>>>

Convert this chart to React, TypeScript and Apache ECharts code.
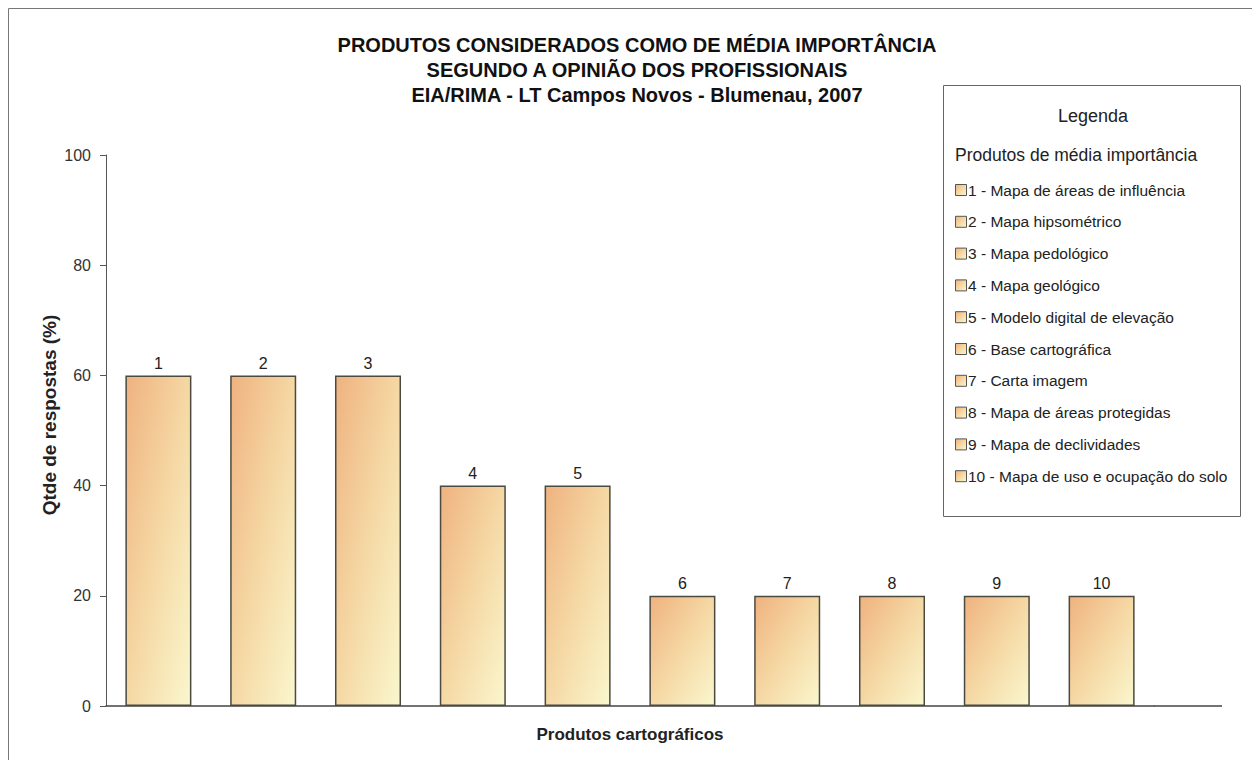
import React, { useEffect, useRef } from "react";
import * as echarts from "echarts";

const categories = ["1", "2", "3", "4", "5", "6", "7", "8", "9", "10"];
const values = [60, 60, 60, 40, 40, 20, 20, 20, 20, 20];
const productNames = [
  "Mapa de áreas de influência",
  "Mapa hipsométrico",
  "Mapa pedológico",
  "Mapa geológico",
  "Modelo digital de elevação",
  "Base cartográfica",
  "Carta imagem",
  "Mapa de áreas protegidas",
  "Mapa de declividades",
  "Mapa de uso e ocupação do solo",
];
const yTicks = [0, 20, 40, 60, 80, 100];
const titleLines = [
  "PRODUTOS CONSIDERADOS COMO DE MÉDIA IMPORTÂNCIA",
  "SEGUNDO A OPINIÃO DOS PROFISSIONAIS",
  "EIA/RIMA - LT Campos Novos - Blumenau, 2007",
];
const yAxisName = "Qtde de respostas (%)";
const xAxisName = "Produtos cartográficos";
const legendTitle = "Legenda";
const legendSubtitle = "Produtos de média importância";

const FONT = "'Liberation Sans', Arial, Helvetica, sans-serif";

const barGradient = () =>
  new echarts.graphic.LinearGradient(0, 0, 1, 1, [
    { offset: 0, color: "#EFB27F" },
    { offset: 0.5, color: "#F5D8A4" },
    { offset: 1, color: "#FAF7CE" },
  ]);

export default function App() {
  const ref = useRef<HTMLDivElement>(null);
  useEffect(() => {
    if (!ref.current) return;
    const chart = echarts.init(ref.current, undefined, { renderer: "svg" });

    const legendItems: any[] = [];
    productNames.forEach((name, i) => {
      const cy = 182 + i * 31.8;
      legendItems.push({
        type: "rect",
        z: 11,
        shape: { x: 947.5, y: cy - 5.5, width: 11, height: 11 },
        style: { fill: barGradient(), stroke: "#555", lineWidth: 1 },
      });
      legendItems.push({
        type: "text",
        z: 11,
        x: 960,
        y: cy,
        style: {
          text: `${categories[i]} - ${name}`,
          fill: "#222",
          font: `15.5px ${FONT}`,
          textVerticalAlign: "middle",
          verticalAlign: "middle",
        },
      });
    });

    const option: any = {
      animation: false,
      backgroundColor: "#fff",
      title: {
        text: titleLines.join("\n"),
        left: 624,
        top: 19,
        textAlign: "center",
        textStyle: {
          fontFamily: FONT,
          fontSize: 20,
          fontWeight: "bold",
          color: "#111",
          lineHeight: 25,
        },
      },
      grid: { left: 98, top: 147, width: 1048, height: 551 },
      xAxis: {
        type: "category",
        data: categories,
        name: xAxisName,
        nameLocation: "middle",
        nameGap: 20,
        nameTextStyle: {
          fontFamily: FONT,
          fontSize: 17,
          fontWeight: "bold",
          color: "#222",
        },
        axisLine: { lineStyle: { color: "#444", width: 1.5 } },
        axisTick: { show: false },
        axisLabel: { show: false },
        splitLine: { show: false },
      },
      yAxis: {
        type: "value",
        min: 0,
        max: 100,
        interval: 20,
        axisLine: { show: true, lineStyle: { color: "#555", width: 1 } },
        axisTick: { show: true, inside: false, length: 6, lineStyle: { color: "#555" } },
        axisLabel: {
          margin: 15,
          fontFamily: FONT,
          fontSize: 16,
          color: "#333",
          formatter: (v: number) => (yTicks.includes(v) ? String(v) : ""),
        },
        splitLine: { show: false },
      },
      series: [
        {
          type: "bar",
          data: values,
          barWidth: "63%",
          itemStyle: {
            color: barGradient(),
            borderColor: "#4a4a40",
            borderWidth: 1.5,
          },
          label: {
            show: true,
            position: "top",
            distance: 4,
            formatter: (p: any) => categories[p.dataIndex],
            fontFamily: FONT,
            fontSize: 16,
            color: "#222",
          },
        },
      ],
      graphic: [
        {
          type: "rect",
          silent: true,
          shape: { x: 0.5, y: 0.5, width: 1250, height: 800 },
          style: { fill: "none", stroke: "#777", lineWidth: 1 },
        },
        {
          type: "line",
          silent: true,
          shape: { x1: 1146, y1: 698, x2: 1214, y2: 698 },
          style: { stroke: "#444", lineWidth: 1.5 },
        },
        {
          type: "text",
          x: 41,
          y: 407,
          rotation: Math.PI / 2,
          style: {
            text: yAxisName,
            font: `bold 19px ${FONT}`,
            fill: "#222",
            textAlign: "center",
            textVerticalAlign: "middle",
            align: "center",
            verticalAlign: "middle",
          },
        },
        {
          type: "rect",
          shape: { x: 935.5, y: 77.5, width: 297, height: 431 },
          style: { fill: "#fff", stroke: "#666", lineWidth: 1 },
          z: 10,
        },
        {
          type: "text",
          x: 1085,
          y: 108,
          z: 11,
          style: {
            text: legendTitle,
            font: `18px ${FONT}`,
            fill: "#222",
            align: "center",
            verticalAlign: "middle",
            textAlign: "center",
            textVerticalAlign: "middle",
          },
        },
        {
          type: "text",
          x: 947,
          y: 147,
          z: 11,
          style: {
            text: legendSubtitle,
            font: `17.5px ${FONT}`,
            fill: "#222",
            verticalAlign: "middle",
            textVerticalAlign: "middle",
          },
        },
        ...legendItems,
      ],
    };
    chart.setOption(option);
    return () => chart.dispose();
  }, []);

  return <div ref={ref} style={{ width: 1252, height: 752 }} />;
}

<<<

Skipping the pictures, transcribe each line above exactly as it appears.

Convert this chart to React, TypeScript and Apache ECharts code.
import React, { useEffect, useRef } from "react";
import * as echarts from "echarts";

const categories = ["1", "2", "3", "4", "5", "6", "7", "8", "9", "10"];
const values = [60, 60, 60, 40, 40, 20, 20, 20, 20, 20];
const productNames = [
  "Mapa de áreas de influência",
  "Mapa hipsométrico",
  "Mapa pedológico",
  "Mapa geológico",
  "Modelo digital de elevação",
  "Base cartográfica",
  "Carta imagem",
  "Mapa de áreas protegidas",
  "Mapa de declividades",
  "Mapa de uso e ocupação do solo",
];
const yTicks = [0, 20, 40, 60, 80, 100];
const titleLines = [
  "PRODUTOS CONSIDERADOS COMO DE MÉDIA IMPORTÂNCIA",
  "SEGUNDO A OPINIÃO DOS PROFISSIONAIS",
  "EIA/RIMA - LT Campos Novos - Blumenau, 2007",
];
const yAxisName = "Qtde de respostas (%)";
const xAxisName = "Produtos cartográficos";
const legendTitle = "Legenda";
const legendSubtitle = "Produtos de média importância";

const FONT = "'Liberation Sans', Arial, Helvetica, sans-serif";

const barGradient = () =>
  new echarts.graphic.LinearGradient(0, 0, 1, 1, [
    { offset: 0, color: "#EFB27F" },
    { offset: 0.5, color: "#F5D8A4" },
    { offset: 1, color: "#FAF7CE" },
  ]);

export default function App() {
  const ref = useRef<HTMLDivElement>(null);
  useEffect(() => {
    if (!ref.current) return;
    const chart = echarts.init(ref.current, undefined, { renderer: "svg" });

    const legendItems: any[] = [];
    productNames.forEach((name, i) => {
      const cy = 182 + i * 31.8;
      legendItems.push({
        type: "rect",
        z: 11,
        shape: { x: 947.5, y: cy - 5.5, width: 11, height: 11 },
        style: { fill: barGradient(), stroke: "#555", lineWidth: 1 },
      });
      legendItems.push({
        type: "text",
        z: 11,
        x: 960,
        y: cy,
        style: {
          text: `${categories[i]} - ${name}`,
          fill: "#222",
          font: `15.5px ${FONT}`,
          textVerticalAlign: "middle",
          verticalAlign: "middle",
        },
      });
    });

    const option: any = {
      animation: false,
      backgroundColor: "#fff",
      title: {
        text: titleLines.join("\n"),
        left: 624,
        top: 19,
        textAlign: "center",
        textStyle: {
          fontFamily: FONT,
          fontSize: 20,
          fontWeight: "bold",
          color: "#111",
          lineHeight: 25,
        },
      },
      grid: { left: 98, top: 147, width: 1048, height: 551 },
      xAxis: {
        type: "category",
        data: categories,
        name: xAxisName,
        nameLocation: "middle",
        nameGap: 20,
        nameTextStyle: {
          fontFamily: FONT,
          fontSize: 17,
          fontWeight: "bold",
          color: "#222",
        },
        axisLine: { lineStyle: { color: "#444", width: 1.5 } },
        axisTick: { show: false },
        axisLabel: { show: false },
        splitLine: { show: false },
      },
      yAxis: {
        type: "value",
        min: 0,
        max: 100,
        interval: 20,
        axisLine: { show: true, lineStyle: { color: "#555", width: 1 } },
        axisTick: { show: true, inside: false, length: 6, lineStyle: { color: "#555" } },
        axisLabel: {
          margin: 15,
          fontFamily: FONT,
          fontSize: 16,
          color: "#333",
          formatter: (v: number) => (yTicks.includes(v) ? String(v) : ""),
        },
        splitLine: { show: false },
      },
      series: [
        {
          type: "bar",
          data: values,
          barWidth: "63%",
          itemStyle: {
            color: barGradient(),
            borderColor: "#4a4a40",
            borderWidth: 1.5,
          },
          label: {
            show: true,
            position: "top",
            distance: 4,
            formatter: (p: any) => categories[p.dataIndex],
            fontFamily: FONT,
            fontSize: 16,
            color: "#222",
          },
        },
      ],
      graphic: [
        {
          type: "rect",
          silent: true,
          shape: { x: 0.5, y: 0.5, width: 1250, height: 800 },
          style: { fill: "none", stroke: "#777", lineWidth: 1 },
        },
        {
          type: "line",
          silent: true,
          shape: { x1: 1146, y1: 698, x2: 1214, y2: 698 },
          style: { stroke: "#444", lineWidth: 1.5 },
        },
        {
          type: "text",
          x: 41,
          y: 407,
          rotation: Math.PI / 2,
          style: {
            text: yAxisName,
            font: `bold 19px ${FONT}`,
            fill: "#222",
            textAlign: "center",
            textVerticalAlign: "middle",
            align: "center",
            verticalAlign: "middle",
          },
        },
        {
          type: "rect",
          shape: { x: 935.5, y: 77.5, width: 297, height: 431 },
          style: { fill: "#fff", stroke: "#666", lineWidth: 1 },
          z: 10,
        },
        {
          type: "text",
          x: 1085,
          y: 108,
          z: 11,
          style: {
            text: legendTitle,
            font: `18px ${FONT}`,
            fill: "#222",
            align: "center",
            verticalAlign: "middle",
            textAlign: "center",
            textVerticalAlign: "middle",
          },
        },
        {
          type: "text",
          x: 947,
          y: 147,
          z: 11,
          style: {
            text: legendSubtitle,
            font: `17.5px ${FONT}`,
            fill: "#222",
            verticalAlign: "middle",
            textVerticalAlign: "middle",
          },
        },
        ...legendItems,
      ],
    };
    chart.setOption(option);
    return () => chart.dispose();
  }, []);

  return <div ref={ref} style={{ width: 1252, height: 752 }} />;
}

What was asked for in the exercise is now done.